More than 12 million historic copyright-free images will soon be available to anybody with an internet connection, thanks to big data evangelist Kalev Leetaru.
Leetaru, a scholar at Georgetown University, has already uploaded nearly 3 million of the images to Flickr, which have been sourced from 600 million library book pages and scanned by the Internet Archive organization — and, they are fully searchable because of the tags that have been automatically added.
The books, up to this point, have been treated only as text and the images have largely been ignored, which is a shame because so many of the originals, dating back to 1500, have been lost or severely damaged, says Kalev.
"For all these years all the libraries have been digitising their books, but they have been putting them up as PDFs or text searchable works," Kalev told the BBC. "They have been focusing on the books as a collection of words. This inverts that."

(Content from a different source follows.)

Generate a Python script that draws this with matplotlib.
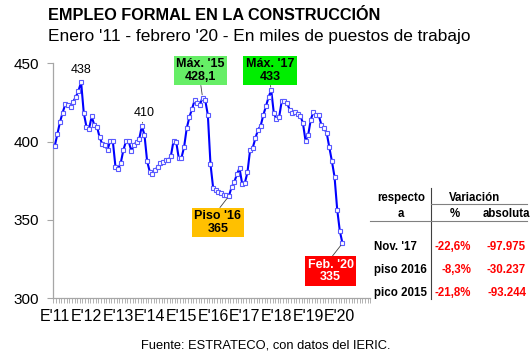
import matplotlib
matplotlib.use("Agg")
import matplotlib.pyplot as plt
import numpy as np

plt.rcParams['font.family'] = ['Liberation Sans', 'DejaVu Sans']

# empleo formal en la construccion, miles de puestos, ene-2011 a feb-2020
empleo = [397, 404.7, 412.5, 418.5, 423.8, 423.5, 422, 425.5, 428.5, 432.5, 438, 418.3,
          409.6, 408.1, 416, 410.5, 409.6, 402.7, 398.5, 398, 394.5, 400.6, 400.4, 384,
          382.6, 386.2, 394.5, 400.2, 400.2, 394, 397.5, 400, 401.5, 410, 404.2, 387.5,
          380.7, 379.4, 382, 383.6, 386.5, 386.8, 387.9, 387.9, 390.8, 400.4, 400, 389.2,
          389.6, 396.4, 408.5, 415.5, 420.8, 426.3, 424.5, 423.5, 428.1, 426.5, 417, 385.6,
          370.5, 368.8, 367.5, 366.8, 366, 365.6, 365.2, 370.9, 374, 379, 383, 373,
          373.4, 380.3, 394.5, 396, 402, 407.5, 410, 416.8, 422.5, 428.3, 433, 418,
          414.4, 415.5, 426, 425.7, 424.8, 420.2, 418.5, 419, 417.3, 416.5, 412, 400.5,
          404.2, 414, 419.1, 416.8, 416.8, 410.7, 408.4, 405.7, 396.4, 387.4, 377.3, 356.5,
          342.7, 335]
year_labels = ["E'11", "E'12", "E'13", "E'14", "E'15", "E'16", "E'17", "E'18", "E'19", "E'20"]
n_cat = 120  # el eje llega a dic-2020

ref_labels = ["Nov. '17", "piso 2016", "pico 2015"]
var_pct = ["-22,6%", "-8,3%", "-21,8%"]
var_abs = ["-97.975", "-30.237", "-93.244"]

W, H = 530, 354


def fx(px):
    return px / W


def fy(py):
    return 1 - py / H


fig = plt.figure(figsize=(W / 100, H / 100), dpi=100)
ax = fig.add_axes([fx(53.4), 56 / H, (370.2 - 53.4) / W, (298 - 63.3) / H])

x = np.arange(len(empleo))
ax.plot(x, empleo, color='#0000ff', lw=1.5, marker='s', ms=3.4,
        mfc='white', mec='#5a5aff', mew=0.8, zorder=3)

ax.set_xlim(-0.5, n_cat - 0.5)
ax.set_ylim(300, 450)
ax.set_yticks([300, 350, 400, 450])
ax.set_xticks(np.arange(0, len(empleo), 12))
ax.set_xticklabels(year_labels)
ax.set_xticks(np.arange(n_cat + 1) - 0.5, minor=True)
for s in ['top', 'right']:
    ax.spines[s].set_visible(False)
for s in ['left', 'bottom']:
    ax.spines[s].set_color('#a6a6a6')
    ax.spines[s].set_linewidth(0.9)
ax.tick_params(axis='y', direction='out', length=4, color='#a6a6a6', labelsize=11, pad=6.5)
ax.tick_params(axis='x', which='major', length=0, labelsize=11.5, pad=8)
ax.tick_params(axis='x', which='minor', direction='out', length=3.5, width=0.6, color='#a6a6a6')

# etiquetas de valores
ax.annotate('438', xy=(10, empleo[10]), xytext=(81.3, H - 70), textcoords='figure pixels',
            ha='center', va='center', fontsize=9, annotation_clip=False)
ax.annotate('410', xy=(33, empleo[33]), xytext=(144.5, H - 113.5), textcoords='figure pixels',
            ha='center', va='center', fontsize=9, annotation_clip=False,
            arrowprops=dict(arrowstyle='-', color='#404040', lw=0.6, shrinkA=0, shrinkB=2))

boxes = [
    (56, "Máx. '15\n428,1", '#66ee66', 'black', (200.5, 70.5), (0.5, 0)),
    (82, "Máx. '17\n433", '#00ee00', 'black', (270, 70.5), (0.5, 0)),
    (66, "Piso '16\n365", '#ffc000', 'black', (218, 222.5), (0.5, 1)),
    (109, "Feb. '20\n335", '#ff0000', 'white', (330.5, 271), (0.5, 1)),
]
for i, txt, fc, tc, (cx, cy), rp in boxes:
    ax.annotate(txt, xy=(i, empleo[i]), xytext=(cx, H - cy), textcoords='figure pixels',
                ha='center', va='center', fontsize=9, fontweight='bold', color=tc,
                linespacing=1.1, annotation_clip=False, zorder=5,
                bbox=dict(boxstyle='square,pad=0.2', fc=fc, ec='none'),
                arrowprops=dict(arrowstyle='-', color='#404040', lw=0.6, shrinkA=0,
                                shrinkB=2, relpos=rp))

# titulos
fig.text(fx(48), fy(16), 'EMPLEO FORMAL EN LA CONSTRUCCIÓN', fontsize=11.7,
         fontweight='bold', va='center', ha='left')
fig.text(fx(48), fy(37), "Enero '11 - febrero '20 - En miles de puestos de trabajo",
         fontsize=12.4, va='center', ha='left')
fig.text(fx(266), fy(345), 'Fuente: ESTRATECO, con datos del IERIC.', fontsize=9.3,
         va='center', ha='center')

# tabla de variaciones
tfs = 8.3
fig.text(fx(401.7), fy(198), 'respecto', fontsize=tfs, fontweight='bold', ha='center', va='center')
fig.text(fx(401), fy(214), 'a', fontsize=tfs, fontweight='bold', ha='center', va='center')
fig.text(fx(475), fy(198), 'Variación', fontsize=tfs, fontweight='bold', ha='center', va='center')
fig.text(fx(455), fy(214), '%', fontsize=tfs, fontweight='bold', ha='center', va='center')
fig.text(fx(506.7), fy(214), 'absoluta', fontsize=tfs, fontweight='bold', ha='center', va='center')
row_y = [246.7, 270, 293]
for ry, lab, p, a in zip(row_y, ref_labels, var_pct, var_abs):
    fig.text(fx(374), fy(ry), lab, fontsize=tfs, fontweight='bold', ha='left', va='center')
    fig.text(fx(471), fy(ry), p, fontsize=tfs, fontweight='bold', color='#ff0000',
             ha='right', va='center')
    fig.text(fx(526), fy(ry), a, fontsize=tfs, fontweight='bold', color='#ff0000',
             ha='right', va='center')
fig.add_artist(plt.Line2D([fx(430.7), fx(430.7)], [fy(188), fy(299)], color='#404040', lw=0.8))
fig.add_artist(plt.Line2D([fx(431), fx(527)], [fy(204), fy(204)], color='#808080', lw=0.8))
fig.add_artist(plt.Line2D([fx(370), fx(527)], [fy(220.7), fy(220.7)], color='#808080', lw=0.8))

fig.savefig('out.png', dpi=100)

As a Yahoo! fellow at Georgetown, Leetaru wrote his own software to customize how books would be digitized during his project. The Internet Archive has used a program that discarded images, but Leetaru reengineered the software to go back and salvage what the original scans had discarded, leaving him with the images that would then be converted into a Jpeg format.
Leetaru plans to make his code available to others and that any library could replicate what he has accomplished. "That's actually my hope, that libraries around the world run this same process of their digitized books to constantly expand this universe of images," he said.